[Start]

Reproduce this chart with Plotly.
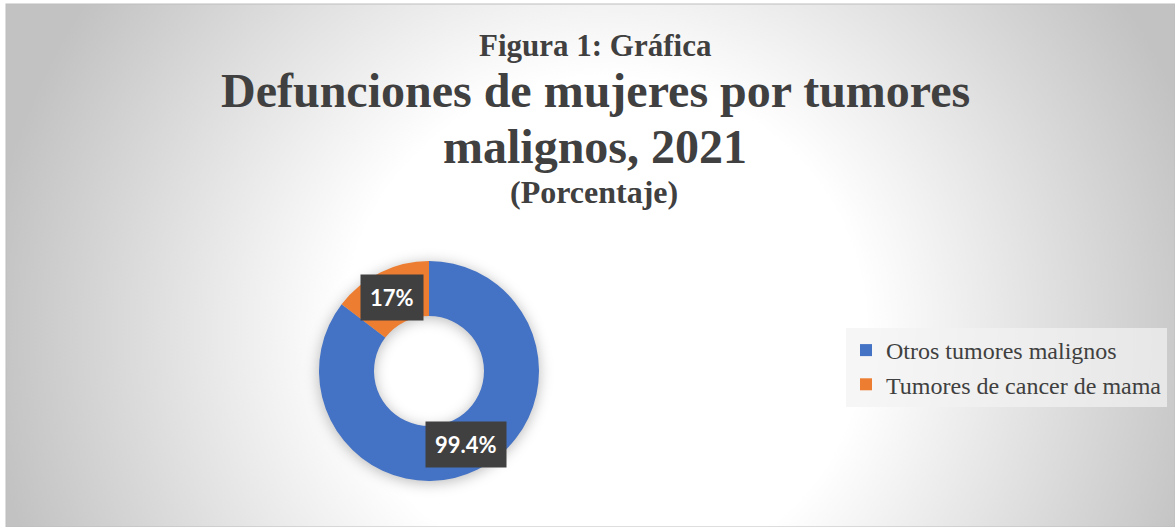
import base64
import math

import plotly.graph_objects as go

W, H = 1175, 527

etiquetas = ["Otros tumores malignos", "Tumores de cancer de mama"]
valores = [99.4, 17]
textos = ["99.4%", "17%"]
colores = ["#4472C4", "#ED7D31"]

encabezado = "Figura 1: Defunciones de mujeres por tumores malignos, 2021 (Porcentaje)"
titulo_sup = "Figura 1: Gráfica"
titulo = ["Defunciones de mujeres por tumores", "malignos, 2021"]
subtitulo = "(Porcentaje)"

GRIS = "#404040"
SERIF = "Liberation Serif"

# geometria del anillo (pixeles)
CX, CY, R, HOLE = 429, 371, 110, 0.5
R_MED = R * (1 + HOLE) / 2


def px_x(x):
    return x / W


def px_y(y):
    return 1 - y / H


# fondo con degradado radial y sombra del anillo
svg = f"""<svg xmlns="http://www.w3.org/2000/svg" width="{W}" height="{H}" viewBox="0 0 {W} {H}">
<defs>
<radialGradient id="g" gradientUnits="userSpaceOnUse" cx="605" cy="330" r="620"
 gradientTransform="translate(605 330) scale(1 0.97) translate(-605 -330)">
<stop offset="0" stop-color="#ffffff"/>
<stop offset="0.42" stop-color="#ffffff"/>
<stop offset="1" stop-color="#c2c2c2"/>
</radialGradient>
<filter id="s" x="-50%" y="-50%" width="200%" height="200%"><feGaussianBlur stdDeviation="7"/></filter>
</defs>
<rect x="0" y="0" width="{W}" height="{H}" fill="#ffffff"/>
<rect x="6" y="4" width="{W - 6}" height="{H - 4}" fill="url(#g)" stroke="#bdbdbd" stroke-width="1"/>
<circle cx="{CX}" cy="{CY + 2}" r="{R_MED}" fill="none" stroke="#000000" stroke-opacity="0.28"
 stroke-width="{R * (1 - HOLE)}" filter="url(#s)"/>
</svg>"""
fondo = "data:image/svg+xml;base64," + base64.b64encode(svg.encode()).decode()

fig = go.Figure(
    go.Pie(
        labels=etiquetas,
        values=valores,
        hole=HOLE,
        sort=False,
        direction="clockwise",
        rotation=0,
        textinfo="none",
        marker=dict(colors=colores, line=dict(width=0)),
        domain=dict(
            x=[px_x(CX - R), px_x(CX + R)],
            y=[px_y(CY + R), px_y(CY - R)],
        ),
        hovertemplate="<b>%{label}</b><br>%{value}%<extra></extra>",
    )
)

anotaciones = [
    dict(text=f"<b>{encabezado}</b>", x=px_x(17), y=px_y(2), xanchor="left", yanchor="bottom",
         font=dict(family=SERIF, size=29, color="black")),
    dict(text=f"<b>{titulo_sup}</b>", x=px_x(595), y=px_y(45),
         font=dict(family=SERIF, size=31, color=GRIS)),
    dict(text=f"<b>{titulo[0]}</b>", x=px_x(595), y=px_y(91),
         font=dict(family=SERIF, size=48, color=GRIS)),
    dict(text=f"<b>{titulo[1]}</b>", x=px_x(595), y=px_y(146),
         font=dict(family=SERIF, size=48, color=GRIS)),
    dict(text=f"<b>{subtitulo}</b>", x=px_x(594), y=px_y(192),
         font=dict(family=SERIF, size=32, color=GRIS)),
]

# etiquetas de datos en el punto medio de cada sector
total = sum(valores)
acum = 0
for v, t in zip(valores, textos):
    ang = (acum + v / 2) / total * 2 * math.pi
    acum += v
    anotaciones.append(dict(
        text=f"<b>{t}</b>",
        x=px_x(CX + R_MED * math.sin(ang)),
        y=px_y(CY - R_MED * math.cos(ang)),
        bgcolor="#404040",
        borderpad=9,
        font=dict(family="Lato", size=22, color="white"),
    ))

for a in anotaciones:
    a.setdefault("xanchor", "center")
    a.setdefault("yanchor", "middle")
    a.update(xref="paper", yref="paper", showarrow=False)

fig.update_layout(
    width=W, height=H,
    margin=dict(l=0, r=0, t=0, b=0),
    paper_bgcolor="white",
    plot_bgcolor="rgba(0,0,0,0)",
    images=[dict(source=fondo, xref="paper", yref="paper", x=0, y=1, sizex=1, sizey=1,
                 xanchor="left", yanchor="top", sizing="stretch", layer="below")],
    annotations=anotaciones,
    showlegend=True,
    legend=dict(
        x=px_x(846), y=px_y(328), xanchor="left", yanchor="top",
        bgcolor="rgba(242,242,242,0.7)",
        font=dict(family=SERIF, size=24, color=GRIS),
        itemwidth=30,
    ),
)

fig.write_html(
    "out.html",
    config={"displayModeBar": False},
    post_script="document.body.style.margin='0';",
)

[End]

Aim |
Omitting all images, print the listing exactly.

Answer below |
Reproduce this chart with Plotly.
import base64
import math

import plotly.graph_objects as go

W, H = 1175, 527

etiquetas = ["Otros tumores malignos", "Tumores de cancer de mama"]
valores = [99.4, 17]
textos = ["99.4%", "17%"]
colores = ["#4472C4", "#ED7D31"]

encabezado = "Figura 1: Defunciones de mujeres por tumores malignos, 2021 (Porcentaje)"
titulo_sup = "Figura 1: Gráfica"
titulo = ["Defunciones de mujeres por tumores", "malignos, 2021"]
subtitulo = "(Porcentaje)"

GRIS = "#404040"
SERIF = "Liberation Serif"

# geometria del anillo (pixeles)
CX, CY, R, HOLE = 429, 371, 110, 0.5
R_MED = R * (1 + HOLE) / 2


def px_x(x):
    return x / W


def px_y(y):
    return 1 - y / H


# fondo con degradado radial y sombra del anillo
svg = f"""<svg xmlns="http://www.w3.org/2000/svg" width="{W}" height="{H}" viewBox="0 0 {W} {H}">
<defs>
<radialGradient id="g" gradientUnits="userSpaceOnUse" cx="605" cy="330" r="620"
 gradientTransform="translate(605 330) scale(1 0.97) translate(-605 -330)">
<stop offset="0" stop-color="#ffffff"/>
<stop offset="0.42" stop-color="#ffffff"/>
<stop offset="1" stop-color="#c2c2c2"/>
</radialGradient>
<filter id="s" x="-50%" y="-50%" width="200%" height="200%"><feGaussianBlur stdDeviation="7"/></filter>
</defs>
<rect x="0" y="0" width="{W}" height="{H}" fill="#ffffff"/>
<rect x="6" y="4" width="{W - 6}" height="{H - 4}" fill="url(#g)" stroke="#bdbdbd" stroke-width="1"/>
<circle cx="{CX}" cy="{CY + 2}" r="{R_MED}" fill="none" stroke="#000000" stroke-opacity="0.28"
 stroke-width="{R * (1 - HOLE)}" filter="url(#s)"/>
</svg>"""
fondo = "data:image/svg+xml;base64," + base64.b64encode(svg.encode()).decode()

fig = go.Figure(
    go.Pie(
        labels=etiquetas,
        values=valores,
        hole=HOLE,
        sort=False,
        direction="clockwise",
        rotation=0,
        textinfo="none",
        marker=dict(colors=colores, line=dict(width=0)),
        domain=dict(
            x=[px_x(CX - R), px_x(CX + R)],
            y=[px_y(CY + R), px_y(CY - R)],
        ),
        hovertemplate="<b>%{label}</b><br>%{value}%<extra></extra>",
    )
)

anotaciones = [
    dict(text=f"<b>{encabezado}</b>", x=px_x(17), y=px_y(2), xanchor="left", yanchor="bottom",
         font=dict(family=SERIF, size=29, color="black")),
    dict(text=f"<b>{titulo_sup}</b>", x=px_x(595), y=px_y(45),
         font=dict(family=SERIF, size=31, color=GRIS)),
    dict(text=f"<b>{titulo[0]}</b>", x=px_x(595), y=px_y(91),
         font=dict(family=SERIF, size=48, color=GRIS)),
    dict(text=f"<b>{titulo[1]}</b>", x=px_x(595), y=px_y(146),
         font=dict(family=SERIF, size=48, color=GRIS)),
    dict(text=f"<b>{subtitulo}</b>", x=px_x(594), y=px_y(192),
         font=dict(family=SERIF, size=32, color=GRIS)),
]

# etiquetas de datos en el punto medio de cada sector
total = sum(valores)
acum = 0
for v, t in zip(valores, textos):
    ang = (acum + v / 2) / total * 2 * math.pi
    acum += v
    anotaciones.append(dict(
        text=f"<b>{t}</b>",
        x=px_x(CX + R_MED * math.sin(ang)),
        y=px_y(CY - R_MED * math.cos(ang)),
        bgcolor="#404040",
        borderpad=9,
        font=dict(family="Lato", size=22, color="white"),
    ))

for a in anotaciones:
    a.setdefault("xanchor", "center")
    a.setdefault("yanchor", "middle")
    a.update(xref="paper", yref="paper", showarrow=False)

fig.update_layout(
    width=W, height=H,
    margin=dict(l=0, r=0, t=0, b=0),
    paper_bgcolor="white",
    plot_bgcolor="rgba(0,0,0,0)",
    images=[dict(source=fondo, xref="paper", yref="paper", x=0, y=1, sizex=1, sizey=1,
                 xanchor="left", yanchor="top", sizing="stretch", layer="below")],
    annotations=anotaciones,
    showlegend=True,
    legend=dict(
        x=px_x(846), y=px_y(328), xanchor="left", yanchor="top",
        bgcolor="rgba(242,242,242,0.7)",
        font=dict(family=SERIF, size=24, color=GRIS),
        itemwidth=30,
    ),
)

fig.write_html(
    "out.html",
    config={"displayModeBar": False},
    post_script="document.body.style.margin='0';",
)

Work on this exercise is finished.